WORK REQUIRED →
Keep the pictures out of the copy and repeat the records exactly.

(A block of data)
--- start ---
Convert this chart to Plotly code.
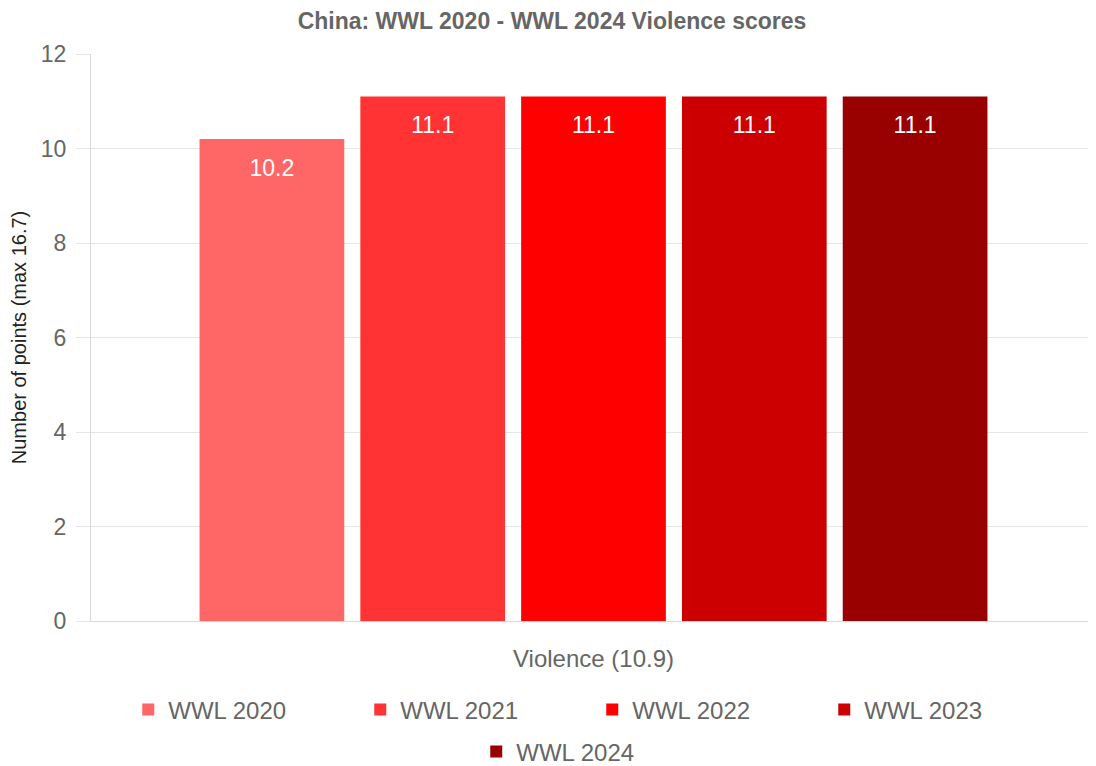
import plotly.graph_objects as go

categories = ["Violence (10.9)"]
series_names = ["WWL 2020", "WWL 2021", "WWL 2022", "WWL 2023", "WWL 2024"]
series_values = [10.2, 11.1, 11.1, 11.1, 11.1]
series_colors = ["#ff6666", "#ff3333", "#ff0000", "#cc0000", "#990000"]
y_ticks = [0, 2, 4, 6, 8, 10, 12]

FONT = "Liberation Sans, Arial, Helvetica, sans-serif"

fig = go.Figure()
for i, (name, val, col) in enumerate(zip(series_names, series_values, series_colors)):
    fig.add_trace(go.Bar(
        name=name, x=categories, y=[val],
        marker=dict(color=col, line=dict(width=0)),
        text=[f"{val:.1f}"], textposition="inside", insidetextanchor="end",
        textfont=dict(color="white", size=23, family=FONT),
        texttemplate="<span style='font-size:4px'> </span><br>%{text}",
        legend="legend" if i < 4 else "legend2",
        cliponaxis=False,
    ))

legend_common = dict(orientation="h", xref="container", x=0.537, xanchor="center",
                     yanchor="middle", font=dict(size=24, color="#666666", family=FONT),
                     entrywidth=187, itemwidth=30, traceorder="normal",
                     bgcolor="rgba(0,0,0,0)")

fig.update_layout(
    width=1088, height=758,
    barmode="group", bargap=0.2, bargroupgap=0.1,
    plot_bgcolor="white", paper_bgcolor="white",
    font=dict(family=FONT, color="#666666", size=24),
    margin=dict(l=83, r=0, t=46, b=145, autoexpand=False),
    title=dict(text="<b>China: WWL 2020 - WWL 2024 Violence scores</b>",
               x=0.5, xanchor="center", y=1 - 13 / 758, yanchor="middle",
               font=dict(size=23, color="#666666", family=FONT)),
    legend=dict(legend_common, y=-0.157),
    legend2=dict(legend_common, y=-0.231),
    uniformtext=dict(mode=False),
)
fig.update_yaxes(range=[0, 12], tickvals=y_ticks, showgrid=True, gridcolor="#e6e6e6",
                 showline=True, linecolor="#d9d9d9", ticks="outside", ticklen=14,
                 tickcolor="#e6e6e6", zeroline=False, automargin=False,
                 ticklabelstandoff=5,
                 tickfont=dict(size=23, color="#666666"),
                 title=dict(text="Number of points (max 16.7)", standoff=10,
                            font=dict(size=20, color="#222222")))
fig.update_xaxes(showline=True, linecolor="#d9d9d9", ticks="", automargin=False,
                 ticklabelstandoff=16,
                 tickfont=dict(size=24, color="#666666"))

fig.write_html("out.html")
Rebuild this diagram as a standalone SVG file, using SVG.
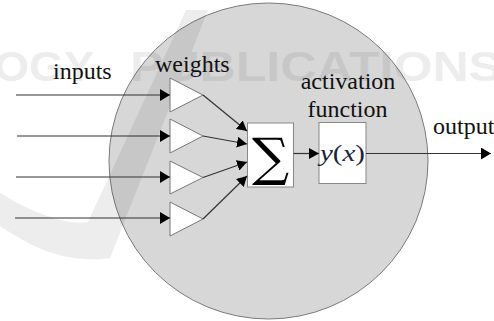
--- end ---
RESULT OF THIS EXERCISE →
Convert this chart to Plotly code.
import plotly.graph_objects as go

categories = ["Violence (10.9)"]
series_names = ["WWL 2020", "WWL 2021", "WWL 2022", "WWL 2023", "WWL 2024"]
series_values = [10.2, 11.1, 11.1, 11.1, 11.1]
series_colors = ["#ff6666", "#ff3333", "#ff0000", "#cc0000", "#990000"]
y_ticks = [0, 2, 4, 6, 8, 10, 12]

FONT = "Liberation Sans, Arial, Helvetica, sans-serif"

fig = go.Figure()
for i, (name, val, col) in enumerate(zip(series_names, series_values, series_colors)):
    fig.add_trace(go.Bar(
        name=name, x=categories, y=[val],
        marker=dict(color=col, line=dict(width=0)),
        text=[f"{val:.1f}"], textposition="inside", insidetextanchor="end",
        textfont=dict(color="white", size=23, family=FONT),
        texttemplate="<span style='font-size:4px'> </span><br>%{text}",
        legend="legend" if i < 4 else "legend2",
        cliponaxis=False,
    ))

legend_common = dict(orientation="h", xref="container", x=0.537, xanchor="center",
                     yanchor="middle", font=dict(size=24, color="#666666", family=FONT),
                     entrywidth=187, itemwidth=30, traceorder="normal",
                     bgcolor="rgba(0,0,0,0)")

fig.update_layout(
    width=1088, height=758,
    barmode="group", bargap=0.2, bargroupgap=0.1,
    plot_bgcolor="white", paper_bgcolor="white",
    font=dict(family=FONT, color="#666666", size=24),
    margin=dict(l=83, r=0, t=46, b=145, autoexpand=False),
    title=dict(text="<b>China: WWL 2020 - WWL 2024 Violence scores</b>",
               x=0.5, xanchor="center", y=1 - 13 / 758, yanchor="middle",
               font=dict(size=23, color="#666666", family=FONT)),
    legend=dict(legend_common, y=-0.157),
    legend2=dict(legend_common, y=-0.231),
    uniformtext=dict(mode=False),
)
fig.update_yaxes(range=[0, 12], tickvals=y_ticks, showgrid=True, gridcolor="#e6e6e6",
                 showline=True, linecolor="#d9d9d9", ticks="outside", ticklen=14,
                 tickcolor="#e6e6e6", zeroline=False, automargin=False,
                 ticklabelstandoff=5,
                 tickfont=dict(size=23, color="#666666"),
                 title=dict(text="Number of points (max 16.7)", standoff=10,
                            font=dict(size=20, color="#222222")))
fig.update_xaxes(showline=True, linecolor="#d9d9d9", ticks="", automargin=False,
                 ticklabelstandoff=16,
                 tickfont=dict(size=24, color="#666666"))

fig.write_html("out.html")
Rebuild this diagram as a standalone SVG file, using SVG.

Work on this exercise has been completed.